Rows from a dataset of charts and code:
▼

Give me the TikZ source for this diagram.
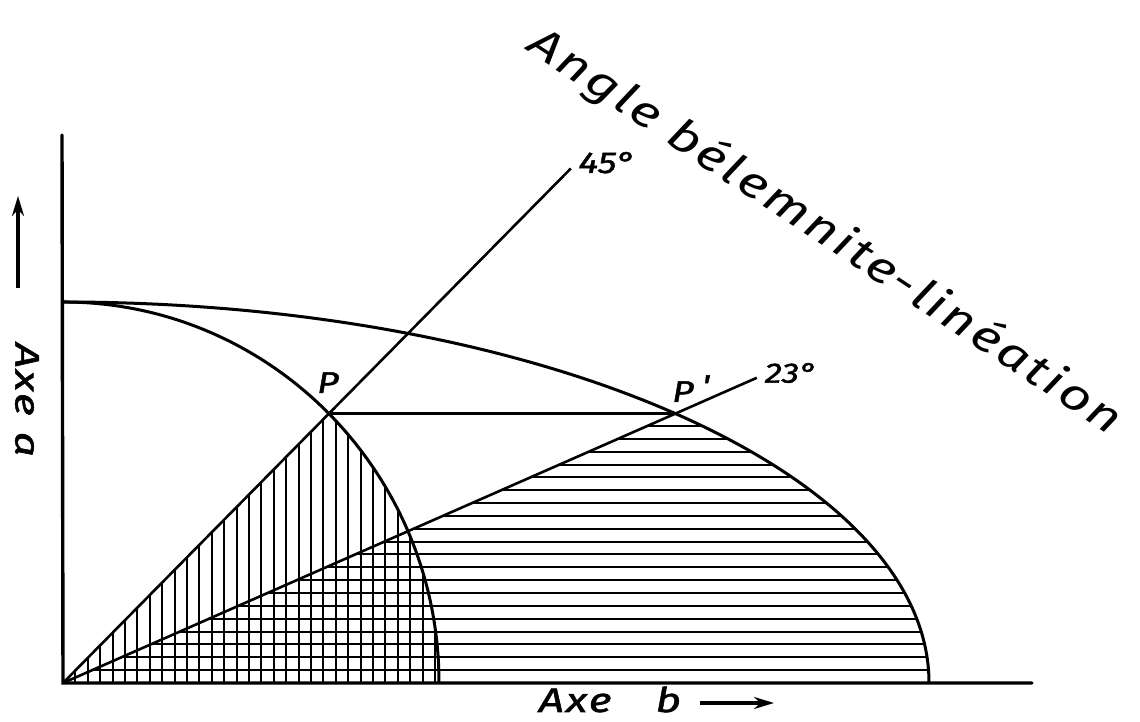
\documentclass[tikz,border=0pt]{standalone}
\usepackage{fontspec}
\setmainfont{Fira Sans}
\newfontfamily\lettering[FakeStretch=1.25,FakeBold=1.5]{Fira Sans}
\newfontfamily\titlefont[FakeStretch=1.25,LetterSpace=6]{Fira Sans}
\newfontfamily\axisfont[FakeStretch=1.3,LetterSpace=6,FakeBold=1.5]{Fira Sans}
\usetikzlibrary{arrows.meta,calc}
\begin{document}
\begin{tikzpicture}[x=1pt,y=1pt,
  axisline/.style={line width=3.4pt,line cap=round},
  curve/.style={line width=3pt},
  ray/.style={line width=2.6pt},
  hatch/.style={line width=2pt},
  arr/.style={line width=3.4pt,-{Stealth[length=20pt,width=12pt]}},
  lbl/.style={font=\lettering\itshape\fontsize{30}{32}\selectfont,inner sep=0pt},
  axlbl/.style={font=\axisfont\itshape\fontsize{34}{36}\selectfont,inner sep=0pt},
  ttl/.style={font=\titlefont\itshape\fontsize{44}{46}\selectfont,inner sep=0pt}]
\path[fill=white] (0,0) rectangle (1140,722);
\useasboundingbox (0,0) rectangle (1140,722);
% key points
\coordinate (O) at (63,39);
\coordinate (ytop) at (62,587);
\coordinate (xend) at (1032,39);
\coordinate (P) at (328.9,308.4);
\coordinate (Pp) at (675.4,308.4);
\coordinate (e45) at ($(O)!1.91!(P)$);
\coordinate (e23) at ($(O)!1.133!(Pp)$);
% vertical hatching
\begin{scope}
  \clip (O) -- (P) arc[start angle=45,end angle=0,x radius=376pt,y radius=381pt] -- cycle;
  \foreach \i in {1,...,31} \draw[hatch] ($(O)+(12.4*\i,-5)$) -- ++(0,400);
\end{scope}
% horizontal hatching
\begin{scope}
  \clip (O) -- (Pp) arc[start angle=45,end angle=0,x radius=866pt,y radius=381pt] -- cycle;
  \foreach \j in {1,...,21} \draw[hatch] ($(O)+(-5,12.85*\j)$) -- ++(950,0);
\end{scope}
% curves
\draw[curve] (63,420) arc[start angle=90,end angle=0,x radius=376pt,y radius=381pt];
\draw[curve] (63,420) arc[start angle=90,end angle=0,x radius=866pt,y radius=381pt];
% rays
\draw[ray] (O) -- (e45);
\draw[ray] (O) -- (e23);
\draw[ray] (P) -- (Pp);
% axes
\draw[axisline] (ytop) -- (O) -- (xend);
% labels
\node[lbl,anchor=base] (lP) at (328,329) {P};
\node[lbl,anchor=base west] (lPp) at (672,320) {P\hspace{8pt}\raisebox{6pt}{'}};
\node[lbl,anchor=base] (l45) at (607,549) {45°};
\node[lbl,font=\lettering\itshape\fontsize{28}{30}\selectfont] (l23) at (791,349) {23°};
% axis labels
\node[axlbl,anchor=base] (axb) at (610,10) {Axe\hspace{44pt}b};
\coordinate (bA) at (700,19);
\coordinate (bB) at (774,19);
\draw[arr] (bA) -- (bB);
\node[axlbl,rotate=-90] (axa) at (27,322) {Axe\hspace{16pt}a};
\coordinate (aA) at (18,434);
\coordinate (aB) at (18,526);
\draw[arr] (aA) -- (aB);
% title
\node[ttl,rotate=-33.4] (title) at (825,490) {Angle bélemnite-linéation};
\end{tikzpicture}
\end{document}
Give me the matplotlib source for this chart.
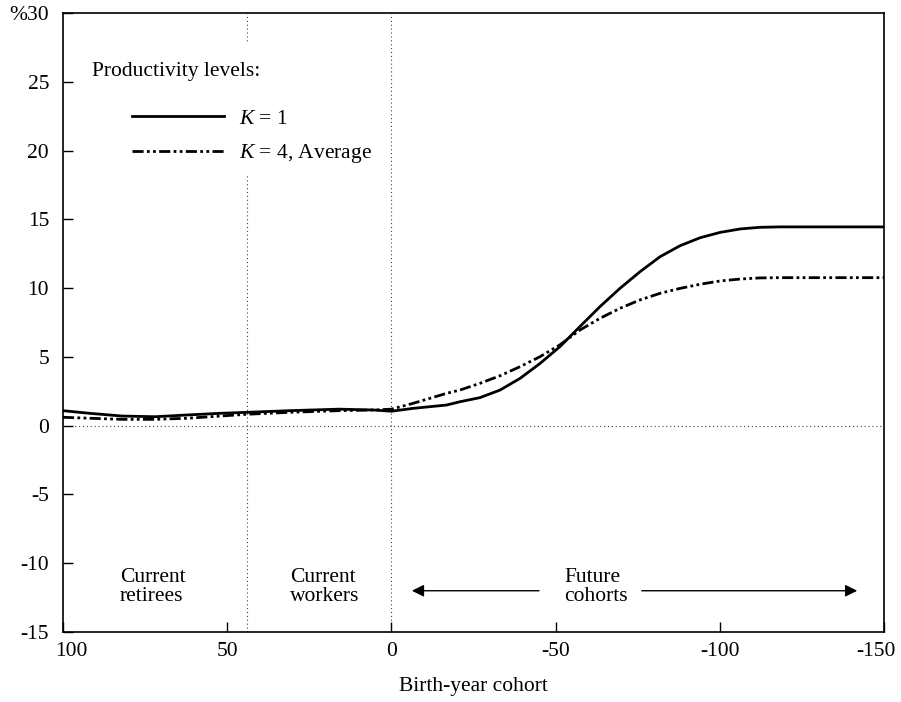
import numpy as np
import matplotlib
matplotlib.use('Agg')
import matplotlib.pyplot as plt
from matplotlib.transforms import ScaledTranslation

plt.rcParams['font.family'] = ['Liberation Serif', 'DejaVu Serif']
plt.rcParams['mathtext.fontset'] = 'custom'
plt.rcParams['mathtext.rm'] = 'Liberation Serif'
plt.rcParams['mathtext.it'] = 'Liberation Serif:italic'
plt.rcParams['axes.unicode_minus'] = False

# birth-year cohort
cohort_k1 = [100, 92, 82, 72, 62, 52, 44, 31, 16, 5.5, 0, -6.7, -16.8, -20.9, -27, -33.1,
             -39.2, -45.3, -51.3, -57.4, -63.5, -69.6, -75.7, -81.8, -87.9, -94, -100.1,
             -106.2, -112.2, -118.3, -150]
k1 = [1.09, 0.9, 0.7, 0.65, 0.78, 0.9, 0.97, 1.09, 1.2, 1.14, 1.05, 1.26, 1.5, 1.74, 2.04,
      2.59, 3.44, 4.53, 5.74, 7.2, 8.65, 9.98, 11.19, 12.28, 13.08, 13.66, 14.05, 14.3,
      14.42, 14.45, 14.45]

cohort_k4 = [100, 92, 82, 72, 62, 52, 44, 31, 16, 5.5, 0, -6.7, -16.8, -20.9, -27, -33.1,
             -39.2, -45.3, -51.3, -57.4, -63.5, -69.6, -75.7, -81.8, -87.9, -94, -100.1,
             -106.2, -112.2, -118.3, -150]
k4 = [0.61, 0.54, 0.46, 0.46, 0.54, 0.7, 0.83, 0.97, 1.09, 1.14, 1.2, 1.63, 2.35, 2.59, 3.08,
      3.63, 4.29, 5.02, 5.87, 6.95, 7.8, 8.53, 9.14, 9.62, 9.98, 10.28, 10.52, 10.66,
      10.74, 10.76, 10.76]

xticks = [100, 50, 0, -50, -100, -150]
yticks = [-15, -10, -5, 0, 5, 10, 15, 20, 25, 30]
ytick_labels = ['-15', '-10', '-5', '0', '5', '10', '15', '20', '25', '%30']

retire_split = 44   # boundary retirees / workers
fs = 15.5

fig = plt.figure(figsize=(9.01, 7.02), dpi=100)
ax = fig.add_axes([0.0699, 0.0997, 0.9112, 0.8818])

dot = (0, (1, 2.5))
ax.axhline(0, color='0.25', lw=0.8, ls=dot, zorder=1)
ax.axvline(0, color='0.25', lw=0.8, ls=dot, zorder=1)
ax.axvline(retire_split, color='0.25', lw=0.8, ls=dot, zorder=1)

l1, = ax.plot(cohort_k1, k1, color='black', lw=2, zorder=3, solid_joinstyle='round')
l4, = ax.plot(cohort_k4, k4, color='black', lw=2,
              ls=(0, (4, 1.2, 1, 1.2, 1, 1.2)), zorder=3)

ax.set_xlim(100, -150)
ax.set_ylim(-15, 30)
ax.set_xticks(xticks)
ax.set_xticklabels([str(v) for v in xticks])
ax.set_yticks(yticks)
ax.set_yticklabels(ytick_labels)
ax.tick_params(direction='in', length=7, width=1, labelsize=fs, top=False, right=False)
ax.tick_params(axis='y', pad=10)
ax.tick_params(axis='x', pad=7)
for s in ax.spines.values():
    s.set_linewidth(1.2)

# end labels sit a little inside the frame, as in the original
xlabs = ax.get_xticklabels()
xlabs[0].set_transform(xlabs[0].get_transform() + ScaledTranslation(0.08, 0, fig.dpi_scale_trans))
xlabs[-1].set_transform(xlabs[-1].get_transform() + ScaledTranslation(-0.08, 0, fig.dpi_scale_trans))

ax.set_xlabel('Birth-year cohort', fontsize=fs, labelpad=12)

# legend
ax.text(0.0353, 0.905, 'Productivity levels:', transform=ax.transAxes, fontsize=fs,
        ha='left', va='center', zorder=5,
        bbox=dict(boxstyle='square,pad=0.85', fc='white', ec='none'))
leg = ax.legend([l1, l4], ['$K$ = 1', '$K$ = 4, Average'], loc='upper left',
                bbox_to_anchor=(0.0579, 0.8801), fontsize=fs, handlelength=4.28,
                handletextpad=0.7, labelspacing=0.63, borderpad=0.5,
                frameon=True, fancybox=False)
leg.get_frame().set_facecolor('white')
leg.get_frame().set_edgecolor('none')
leg.get_frame().set_alpha(1)
leg.set_zorder(6)

# region labels
ax.text(82.6, -11.7, 'Current\nretirees', fontsize=fs, ha='left', va='center', linespacing=1.0)
ax.text(30.9, -11.7, 'Current\nworkers', fontsize=fs, ha='left', va='center', linespacing=1.0)
ax.text(-52.6, -11.7, 'Future\ncohorts', fontsize=fs, ha='left', va='center', linespacing=1.0)
ax.annotate('', xy=(-5.4, -12.0), xytext=(-45.8, -12.0),
            arrowprops=dict(arrowstyle='-|>', color='black', lw=1, mutation_scale=18))
ax.annotate('', xy=(-142.7, -12.0), xytext=(-75.4, -12.0),
            arrowprops=dict(arrowstyle='-|>', color='black', lw=1, mutation_scale=18))

fig.savefig('out.png', dpi=100)
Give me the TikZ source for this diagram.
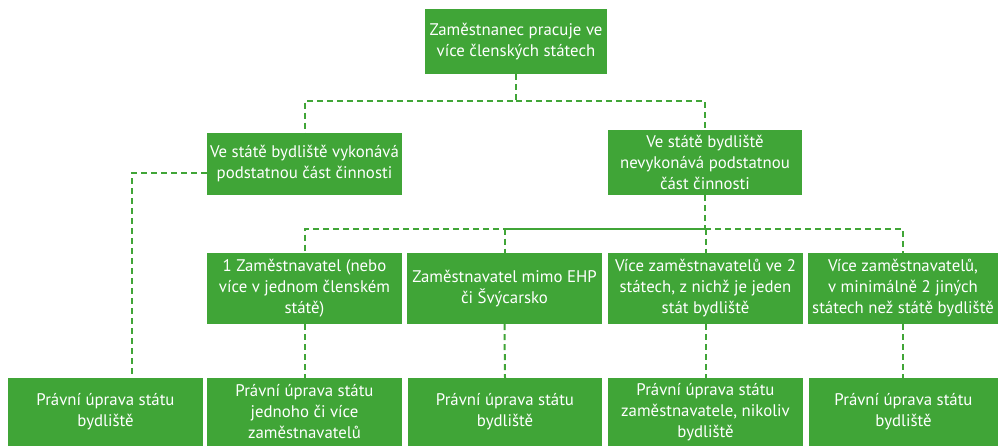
\documentclass[tikz,border=0pt]{standalone}
\usepackage{fontspec}
\setmainfont{PT Sans}
\definecolor{boxgreen}{RGB}{64,165,55}
\newcommand\GreenBox[6]{%
    \node[box,minimum width=#4,minimum height=#5] (#1) at (#2,#3) {#6};
}

\begin{document}
\begin{tikzpicture}[x=1pt,y=-1pt,
    box/.style={fill=boxgreen,text=white,align=center,inner sep=0pt,
        font=\fontsize{16.8}{21}\selectfont},
    link/.style={draw=boxgreen,line width=2pt,dash pattern=on 6pt off 4pt}]
    \useasboundingbox (0,0) rectangle (999,446);
    % top
    \GreenBox{top}{516}{41.5}{182pt}{65pt}{Zaměstnanec pracuje ve\\více členských státech}
    % second row
    \GreenBox{res}{304.5}{164}{195pt}{62pt}{Ve státě bydliště vykonává\\podstatnou část činnosti}
    \GreenBox{nores}{705}{162.5}{194pt}{65pt}{Ve státě bydliště\\nevykonává podstatnou\\část činnosti}
    % third row
    \GreenBox{one}{304.5}{288.5}{195pt}{71pt}{1 Zaměstnavatel (nebo\\více v jednom členském\\státě)}
    \GreenBox{ehp}{504.5}{288.5}{195pt}{71pt}{Zaměstnavatel mimo EHP\\či Švýcarsko}
    \GreenBox{two}{705.5}{288.5}{195pt}{71pt}{Více zaměstnavatelů ve 2\\státech, z nichž je jeden\\stát bydliště}
    \GreenBox{other}{903}{288.5}{190pt}{71pt}{Více zaměstnavatelů,\\v minimálně 2 jiných\\státech než státě bydliště}
    % bottom row
    \GreenBox{lawA}{105.5}{412}{195pt}{68pt}{Právní úprava státu\\bydliště}
    \GreenBox{lawB}{304.5}{412}{195pt}{68pt}{Právní úprava státu\\jednoho či více\\zaměstnavatelů}
    \GreenBox{lawC}{505}{412}{194pt}{68pt}{Právní úprava státu\\bydliště}
    \GreenBox{lawD}{705.5}{412}{195pt}{68pt}{Právní úprava státu\\zaměstnavatele, nikoliv\\bydliště}
    \GreenBox{lawE}{903.5}{412}{189pt}{68pt}{Právní úprava státu\\bydliště}

    \begin{scope}[link] % A
        \draw (top.south) -- ++(0,27) coordinate(j1) -| (res.north);
        \draw (j1) -| (nores.north);
        \draw ([yshift=-9pt]res.west) -| ([xshift=26.5pt]lawA.north);
    \end{scope}
    \begin{scope}[link] % B
        \draw (nores.south) -- ++(0,34) coordinate(j2) -| (one.north);
        \draw (j2) -| (ehp.north);
        \draw (j2) -| (two.north);
        \draw (j2) -| (other.north);
        \draw (one.south) -- (lawB.north);
        \draw (ehp.south) -- (lawC.north);
        \draw (two.south) -- (lawD.north);
        \draw (other.south) -- (lawE.north -| other.south);
    \end{scope}
\end{tikzpicture}
\end{document}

▲

• AIM OF THE TASK: Begin with the line where "Give me the matplotlib source for this chart." appears and end with the line where "from matplotlib.transforms import" appears. Copy only that stretch, exactly, with no pictures.

• FULL OUTPUT:
Give me the matplotlib source for this chart.
import numpy as np
import matplotlib
matplotlib.use('Agg')
import matplotlib.pyplot as plt
from matplotlib.transforms import ScaledTranslation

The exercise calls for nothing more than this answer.